Clifford D. May, who says he is president of the sick joke
he calls Foundation for Defense of Democracies, gave himself a new job. It is
that of advising the advisers to presidential campaigns, a position that conferred
on him the title of super adviser.
Endowed with the powers he vested in himself – like the
self-crowning emperor who could not find someone worthy enough to crown him –
he volunteered to write a “Memo to presidential campaign advisers,” a
submission he also subtitled: “What's in your national security briefing book?”
and had it published on November 24, 2015 in the Washington Times.
No, he is not trying to explain why he will continue to
inject moral syphilis into the heads, hearts and souls of young Americans by
insisting that Israel is the best protector America has in the Middle East
when, in reality, the thing scurries like a cockroach, and goes hiding inside
the nearest crevice … something that Israel does every time that the going gets
tough, and the tough get going without Israel.
No wonder these people talk the talk in a big way; but when
it comes to walking the walk, they run away from the field where the action is
unfolding, and start giving advice to America like the experts they never
were and could never be. They did, regrettably, tell George W. Bush to
de-baathify Iraq ,
a move that resulted in the horror that's now unfolding in the region … showing
no end in sight and promising nothing close to that.
That was an advice they did not think through before giving
it because it takes at least the IQ of a monkey to think at this level of
comprehension, and this is a level that has eluded them since the beginning of
time. What they are able to do, however, is find false lessons in the Jewish book
of mutilated history, and tell the Americans to monkey-see monkey-do what will
not work any better than did the invasion of Iraq . That being the fateful advice
they gave to America , having
maliciously asserted that Iraq
was hiding Weapons of Mass Destruction (WMD), devices that were meant to put a
mushroom cloud into every sky, they said.
Thus, whereas America
is now facing a situation that is nowhere near what Britain faced during WW II, or what
it faced three decades ago, you see Clifford May advise presidential campaign
advisers to tell their candidates they must demonstrate Churchillian resolve
and Reaganesque confidence. When asked to be more specific, they recommend
beefing up the military with more submarines, more surface ships, more bombers
and more nuclear weapons … all that, they say, to go after suicidal kids who
wear the dreaded exploding vests.
And when all those weapons will have been bought, paid for
and put into service – manned as they will be with hundreds of thousands of new
recruits that may have to be drafted into service – the people of America will
know they are “secure in their homeland and safe in their homes” where no
burglar, home-invader or terrorist will break-in and wake them up in the middle
of the night. And this is a good reason why America must have all those
submarines, ships, bombers, nuclear weapons, and the new recruits who will have
been drafted.
And that's not all, says Clifford May, because to defeat
those jihadi kids, America will need a new commander in chief, “one who [will]
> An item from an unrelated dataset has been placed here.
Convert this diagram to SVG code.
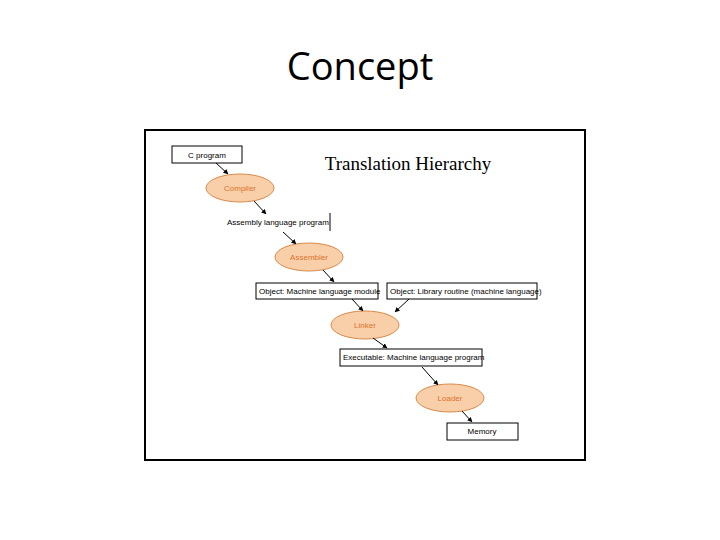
<svg xmlns="http://www.w3.org/2000/svg" width="720" height="540" viewBox="0 0 720 540">
<defs>
<marker id="ah" viewBox="0 0 10 10" refX="9" refY="5" markerWidth="5" markerHeight="5" orient="auto"><path d="M0,0L10,5L0,10z" fill="#000"/></marker>
<style>
.box{fill:#fff;stroke:#000;stroke-width:1}
.ell{fill:#f9cfaa;stroke:#d98a4a;stroke-width:1}
.t{font-family:"Liberation Sans",Arial,sans-serif;font-size:8px;fill:#000}
.o{font-family:"Liberation Sans",Arial,sans-serif;font-size:8px;fill:#d9742c;text-anchor:middle}
.c line{stroke:#000;stroke-width:1;marker-end:url(#ah)}
</style>
</defs>
<rect width="720" height="540" fill="#fff"/>
<text x="360" y="80" text-anchor="middle" font-family="'Open Sans','Liberation Sans',sans-serif" font-size="38" fill="#000">Concept</text>
<rect x="145" y="130" width="440" height="330" fill="#fff" stroke="#000" stroke-width="2"/>
<text x="408" y="170" text-anchor="middle" font-family="'Liberation Serif',serif" font-size="19" fill="#000">Translation Hierarchy</text>
<g id="cprog"><rect class="box" x="172" y="146" width="70" height="17"/><text class="t" x="207" y="158" text-anchor="middle">C program</text></g>
<g id="compiler"><ellipse class="ell" cx="240" cy="188" rx="34" ry="14"/><text class="o" x="240" y="191">Compiler</text></g>
<g id="asmprog"><text class="t" x="227" y="225">Assembly language program</text><line x1="330" y1="213" x2="330" y2="231" stroke="#000"/></g>
<g id="assembler"><ellipse class="ell" cx="309" cy="257" rx="34" ry="14"/><text class="o" x="309" y="260">Assembler</text></g>
<g id="objmod"><rect class="box" x="256" y="283" width="122" height="16"/><text class="t" x="259" y="294">Object: Machine language module</text></g>
<g id="objlib"><rect class="box" x="387" y="283" width="150" height="16"/><text class="t" x="390" y="294">Object: Library routine (machine language)</text></g>
<g id="linker"><ellipse class="ell" cx="365" cy="325" rx="34" ry="14"/><text class="o" x="365" y="328">Linker</text></g>
<g id="exe"><rect class="box" x="340" y="349" width="142" height="17"/><text class="t" x="343" y="360">Executable: Machine language program</text></g>
<g id="loader"><ellipse class="ell" cx="450" cy="398" rx="34" ry="14"/><text class="o" x="450" y="401">Loader</text></g>
<g id="memory"><rect class="box" x="447" y="423" width="71" height="17"/><text class="t" x="482" y="434" text-anchor="middle">Memory</text></g>
<g class="c" id="connectors">
<line x1="216" y1="163" x2="228" y2="174"/>
<line x1="254" y1="201" x2="266" y2="214"/>
<line x1="283" y1="232" x2="296" y2="244"/>
<line x1="323" y1="270" x2="334" y2="282"/>
<line x1="352" y1="299" x2="363" y2="311"/>
<line x1="409" y1="299" x2="395" y2="312"/>
<line x1="373" y1="338" x2="387" y2="348"/>
<line x1="422" y1="367" x2="438" y2="385"/>
<line x1="462" y1="411" x2="472" y2="422"/>
</g>
</svg>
order the military, the intelligence community, the secretaries of state,
Treasury, Justice, Energy, Homeland Security and other government agencies to
present strategic options for getting that job done.” But Sir, do you hear me?
… Hold it there, mister... What was that again? Say it again, Cliff.
Having advised the advisers what to advise their candidates,
the super-adviser only now admits that he has no clue what he's talking about,
and wants to see the election of a new president who will mobilize all those
government agencies. He will ask them to come up with strategic options that
neither he (Clifford May) nor Israel
could come up with despite all the talk that they are the super-geniuses who
will defend not only America
but all the democracies.
How did all this come about, you want to know? It came
about, he says, because: “We live not in a global village but a global jungle –
and the law of the jungle operates.” Yes Sir. You can say that again, Clifford
May. You have recognized it was a jungle because you looked in the mirror and
saw a monkey stare at you in the face.